* [Prompt]
Every line in the listing below from the one with "Write a Python" through the one with "from matplotlib.ticker import FixedLocator" is to be reproduced exactly, both ends included; leave out the rest.

═══ Data provided

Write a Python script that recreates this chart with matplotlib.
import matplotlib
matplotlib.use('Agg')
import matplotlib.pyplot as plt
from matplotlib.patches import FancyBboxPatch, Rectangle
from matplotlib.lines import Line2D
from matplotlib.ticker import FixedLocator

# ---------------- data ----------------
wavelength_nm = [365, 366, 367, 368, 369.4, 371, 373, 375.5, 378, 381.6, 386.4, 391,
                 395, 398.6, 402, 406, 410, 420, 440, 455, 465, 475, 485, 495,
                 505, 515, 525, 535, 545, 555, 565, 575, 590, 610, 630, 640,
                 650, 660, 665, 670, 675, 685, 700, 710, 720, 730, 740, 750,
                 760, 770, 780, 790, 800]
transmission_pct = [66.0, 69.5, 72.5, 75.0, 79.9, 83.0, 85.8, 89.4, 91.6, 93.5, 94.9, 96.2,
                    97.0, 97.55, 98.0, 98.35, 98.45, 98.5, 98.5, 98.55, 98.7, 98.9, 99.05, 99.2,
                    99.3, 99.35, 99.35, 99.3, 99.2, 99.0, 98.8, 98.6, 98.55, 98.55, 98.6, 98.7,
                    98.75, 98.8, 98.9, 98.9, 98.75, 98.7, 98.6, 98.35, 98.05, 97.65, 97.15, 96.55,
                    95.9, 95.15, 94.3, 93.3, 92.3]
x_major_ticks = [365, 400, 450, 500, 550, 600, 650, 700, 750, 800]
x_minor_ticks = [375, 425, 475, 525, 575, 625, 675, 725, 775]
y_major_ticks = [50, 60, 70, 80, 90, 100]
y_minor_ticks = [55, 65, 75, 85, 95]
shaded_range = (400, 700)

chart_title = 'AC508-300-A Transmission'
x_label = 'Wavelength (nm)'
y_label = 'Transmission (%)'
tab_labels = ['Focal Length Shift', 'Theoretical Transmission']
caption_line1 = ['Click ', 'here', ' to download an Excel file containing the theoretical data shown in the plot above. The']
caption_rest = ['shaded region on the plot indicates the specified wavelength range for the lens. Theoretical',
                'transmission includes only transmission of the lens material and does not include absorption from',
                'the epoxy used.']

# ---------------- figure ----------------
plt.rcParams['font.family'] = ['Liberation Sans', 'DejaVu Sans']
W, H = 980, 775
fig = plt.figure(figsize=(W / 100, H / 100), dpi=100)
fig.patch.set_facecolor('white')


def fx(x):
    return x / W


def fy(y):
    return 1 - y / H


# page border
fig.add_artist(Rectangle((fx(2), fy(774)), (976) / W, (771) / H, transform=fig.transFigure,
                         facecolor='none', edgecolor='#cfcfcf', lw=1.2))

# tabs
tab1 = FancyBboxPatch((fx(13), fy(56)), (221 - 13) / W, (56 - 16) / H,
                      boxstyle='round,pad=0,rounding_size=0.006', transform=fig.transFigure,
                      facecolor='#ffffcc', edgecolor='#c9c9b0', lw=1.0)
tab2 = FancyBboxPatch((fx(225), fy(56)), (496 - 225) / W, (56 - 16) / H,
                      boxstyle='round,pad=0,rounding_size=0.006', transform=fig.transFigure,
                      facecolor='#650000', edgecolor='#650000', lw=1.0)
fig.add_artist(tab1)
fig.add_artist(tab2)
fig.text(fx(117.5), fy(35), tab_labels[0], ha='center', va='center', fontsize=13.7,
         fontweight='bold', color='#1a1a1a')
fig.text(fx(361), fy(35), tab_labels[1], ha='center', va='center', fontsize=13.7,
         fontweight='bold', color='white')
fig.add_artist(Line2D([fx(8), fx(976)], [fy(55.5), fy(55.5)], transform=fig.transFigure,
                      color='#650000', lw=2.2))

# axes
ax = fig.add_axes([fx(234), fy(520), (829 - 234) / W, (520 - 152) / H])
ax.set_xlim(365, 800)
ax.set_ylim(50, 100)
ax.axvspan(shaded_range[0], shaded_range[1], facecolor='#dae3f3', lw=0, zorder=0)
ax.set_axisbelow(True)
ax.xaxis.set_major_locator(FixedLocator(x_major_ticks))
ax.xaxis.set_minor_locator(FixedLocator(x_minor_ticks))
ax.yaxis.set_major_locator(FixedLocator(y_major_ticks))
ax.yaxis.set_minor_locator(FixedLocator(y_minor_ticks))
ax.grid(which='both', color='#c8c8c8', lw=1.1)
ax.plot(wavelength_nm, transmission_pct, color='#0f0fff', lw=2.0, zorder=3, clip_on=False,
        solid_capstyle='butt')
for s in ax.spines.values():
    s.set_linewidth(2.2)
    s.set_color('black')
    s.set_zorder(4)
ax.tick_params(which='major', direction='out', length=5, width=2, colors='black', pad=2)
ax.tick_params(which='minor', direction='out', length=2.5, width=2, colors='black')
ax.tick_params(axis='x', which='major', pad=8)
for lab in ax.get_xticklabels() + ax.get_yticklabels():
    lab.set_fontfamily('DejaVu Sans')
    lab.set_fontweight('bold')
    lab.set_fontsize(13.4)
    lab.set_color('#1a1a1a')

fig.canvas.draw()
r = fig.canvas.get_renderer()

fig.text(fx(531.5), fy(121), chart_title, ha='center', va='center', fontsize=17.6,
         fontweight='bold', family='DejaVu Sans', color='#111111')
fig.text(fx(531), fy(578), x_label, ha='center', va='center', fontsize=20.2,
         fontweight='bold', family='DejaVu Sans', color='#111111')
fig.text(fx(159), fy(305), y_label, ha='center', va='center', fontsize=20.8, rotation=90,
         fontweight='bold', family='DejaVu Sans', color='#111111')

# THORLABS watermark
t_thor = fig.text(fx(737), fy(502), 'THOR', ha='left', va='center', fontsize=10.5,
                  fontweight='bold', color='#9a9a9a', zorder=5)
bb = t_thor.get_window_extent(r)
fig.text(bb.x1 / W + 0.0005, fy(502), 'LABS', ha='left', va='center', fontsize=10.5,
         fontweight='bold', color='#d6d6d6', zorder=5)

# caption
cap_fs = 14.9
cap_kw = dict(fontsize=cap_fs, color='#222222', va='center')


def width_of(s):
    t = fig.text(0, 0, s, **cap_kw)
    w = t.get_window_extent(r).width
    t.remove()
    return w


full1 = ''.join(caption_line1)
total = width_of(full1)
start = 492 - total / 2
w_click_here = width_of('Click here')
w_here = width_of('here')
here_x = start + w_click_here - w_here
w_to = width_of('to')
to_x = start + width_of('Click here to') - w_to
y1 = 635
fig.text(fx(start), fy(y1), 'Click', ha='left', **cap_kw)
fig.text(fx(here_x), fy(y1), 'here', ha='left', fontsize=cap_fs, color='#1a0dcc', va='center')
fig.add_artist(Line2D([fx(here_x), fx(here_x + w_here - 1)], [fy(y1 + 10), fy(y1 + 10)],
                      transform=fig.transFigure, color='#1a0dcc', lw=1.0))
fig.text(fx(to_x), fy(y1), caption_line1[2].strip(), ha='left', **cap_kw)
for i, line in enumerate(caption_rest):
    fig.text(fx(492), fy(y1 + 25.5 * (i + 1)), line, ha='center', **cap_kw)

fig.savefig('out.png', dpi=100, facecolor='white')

══════
═══ Data provided

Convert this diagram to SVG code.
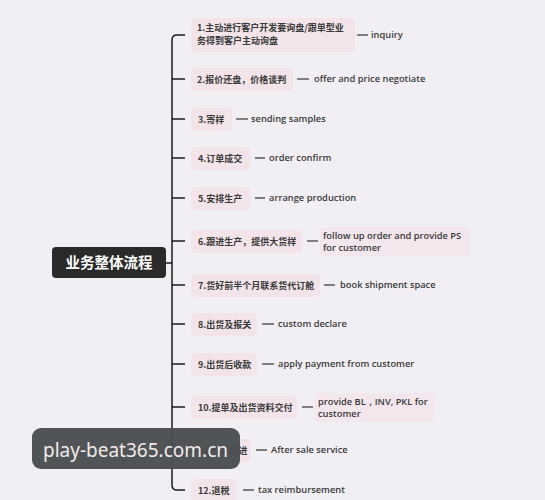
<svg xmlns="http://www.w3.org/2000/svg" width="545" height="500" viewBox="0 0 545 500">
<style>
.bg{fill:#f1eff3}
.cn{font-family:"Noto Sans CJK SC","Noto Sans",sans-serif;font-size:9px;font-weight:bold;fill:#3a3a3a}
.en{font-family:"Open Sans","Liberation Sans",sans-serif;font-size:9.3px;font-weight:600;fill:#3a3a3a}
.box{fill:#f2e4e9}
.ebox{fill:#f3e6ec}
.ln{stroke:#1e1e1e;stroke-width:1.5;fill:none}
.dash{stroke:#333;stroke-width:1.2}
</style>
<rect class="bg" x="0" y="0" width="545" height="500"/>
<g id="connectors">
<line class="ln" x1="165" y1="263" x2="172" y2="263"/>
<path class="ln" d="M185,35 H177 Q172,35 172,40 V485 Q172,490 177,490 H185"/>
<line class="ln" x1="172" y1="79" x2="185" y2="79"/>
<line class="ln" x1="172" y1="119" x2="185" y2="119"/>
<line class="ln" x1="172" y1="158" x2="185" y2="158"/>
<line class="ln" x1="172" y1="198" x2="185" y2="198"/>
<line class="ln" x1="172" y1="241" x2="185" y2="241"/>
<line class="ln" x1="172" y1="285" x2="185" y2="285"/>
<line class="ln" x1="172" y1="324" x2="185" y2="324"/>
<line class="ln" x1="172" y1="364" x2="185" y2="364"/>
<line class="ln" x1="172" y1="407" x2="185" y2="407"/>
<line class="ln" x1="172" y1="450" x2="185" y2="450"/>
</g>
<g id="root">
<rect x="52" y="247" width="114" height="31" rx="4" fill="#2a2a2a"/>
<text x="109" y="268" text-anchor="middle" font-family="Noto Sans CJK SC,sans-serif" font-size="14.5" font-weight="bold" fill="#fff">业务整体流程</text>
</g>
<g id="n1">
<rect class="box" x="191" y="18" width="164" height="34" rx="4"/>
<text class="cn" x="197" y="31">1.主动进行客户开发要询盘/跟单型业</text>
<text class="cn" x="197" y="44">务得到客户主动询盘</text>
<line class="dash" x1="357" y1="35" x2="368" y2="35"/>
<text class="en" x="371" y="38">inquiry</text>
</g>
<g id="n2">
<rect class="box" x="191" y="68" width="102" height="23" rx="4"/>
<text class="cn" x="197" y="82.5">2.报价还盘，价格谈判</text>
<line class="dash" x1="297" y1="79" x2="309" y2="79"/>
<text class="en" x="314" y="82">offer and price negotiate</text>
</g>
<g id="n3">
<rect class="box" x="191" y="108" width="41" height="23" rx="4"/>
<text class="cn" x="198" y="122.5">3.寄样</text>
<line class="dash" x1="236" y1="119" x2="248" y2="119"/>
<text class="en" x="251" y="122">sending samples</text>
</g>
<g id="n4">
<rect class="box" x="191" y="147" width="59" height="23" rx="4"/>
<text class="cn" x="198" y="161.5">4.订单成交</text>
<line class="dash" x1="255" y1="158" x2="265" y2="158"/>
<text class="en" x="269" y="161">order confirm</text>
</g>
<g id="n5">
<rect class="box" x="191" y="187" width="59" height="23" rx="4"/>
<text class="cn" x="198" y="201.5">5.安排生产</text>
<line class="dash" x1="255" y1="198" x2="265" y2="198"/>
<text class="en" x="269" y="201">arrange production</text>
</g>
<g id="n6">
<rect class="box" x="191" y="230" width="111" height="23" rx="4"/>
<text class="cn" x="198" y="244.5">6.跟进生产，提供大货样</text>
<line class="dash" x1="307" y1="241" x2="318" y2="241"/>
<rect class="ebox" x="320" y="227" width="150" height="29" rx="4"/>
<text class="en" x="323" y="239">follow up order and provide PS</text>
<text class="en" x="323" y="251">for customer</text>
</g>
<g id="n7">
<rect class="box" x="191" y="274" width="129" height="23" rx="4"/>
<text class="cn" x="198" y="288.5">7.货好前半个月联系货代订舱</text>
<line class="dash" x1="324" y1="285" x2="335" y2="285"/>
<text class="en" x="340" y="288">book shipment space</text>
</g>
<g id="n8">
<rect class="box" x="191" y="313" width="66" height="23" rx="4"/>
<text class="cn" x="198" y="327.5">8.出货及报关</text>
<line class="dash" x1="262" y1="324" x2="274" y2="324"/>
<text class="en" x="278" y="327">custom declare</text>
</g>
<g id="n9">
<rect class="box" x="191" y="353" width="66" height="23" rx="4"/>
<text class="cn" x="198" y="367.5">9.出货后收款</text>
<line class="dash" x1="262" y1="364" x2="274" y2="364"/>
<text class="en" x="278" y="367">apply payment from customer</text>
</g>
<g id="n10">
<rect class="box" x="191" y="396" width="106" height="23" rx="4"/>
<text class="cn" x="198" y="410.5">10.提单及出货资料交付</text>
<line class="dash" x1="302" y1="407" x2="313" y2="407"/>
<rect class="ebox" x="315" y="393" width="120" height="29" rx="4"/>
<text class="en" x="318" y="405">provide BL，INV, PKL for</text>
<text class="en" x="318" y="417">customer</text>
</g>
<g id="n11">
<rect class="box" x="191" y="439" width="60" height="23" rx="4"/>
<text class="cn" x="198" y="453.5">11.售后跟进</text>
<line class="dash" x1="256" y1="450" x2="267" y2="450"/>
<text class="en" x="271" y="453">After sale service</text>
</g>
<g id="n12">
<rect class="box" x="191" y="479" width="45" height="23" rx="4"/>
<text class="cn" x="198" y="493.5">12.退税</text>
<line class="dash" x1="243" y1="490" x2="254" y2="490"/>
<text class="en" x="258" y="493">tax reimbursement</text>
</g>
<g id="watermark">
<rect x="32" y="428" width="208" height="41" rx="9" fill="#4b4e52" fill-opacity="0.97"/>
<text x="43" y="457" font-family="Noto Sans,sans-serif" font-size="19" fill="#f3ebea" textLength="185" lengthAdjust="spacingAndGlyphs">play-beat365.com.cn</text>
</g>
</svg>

══════

* [Result for this exercise]
Write a Python script that recreates this chart with matplotlib.
import matplotlib
matplotlib.use('Agg')
import matplotlib.pyplot as plt
from matplotlib.patches import FancyBboxPatch, Rectangle
from matplotlib.lines import Line2D
from matplotlib.ticker import FixedLocator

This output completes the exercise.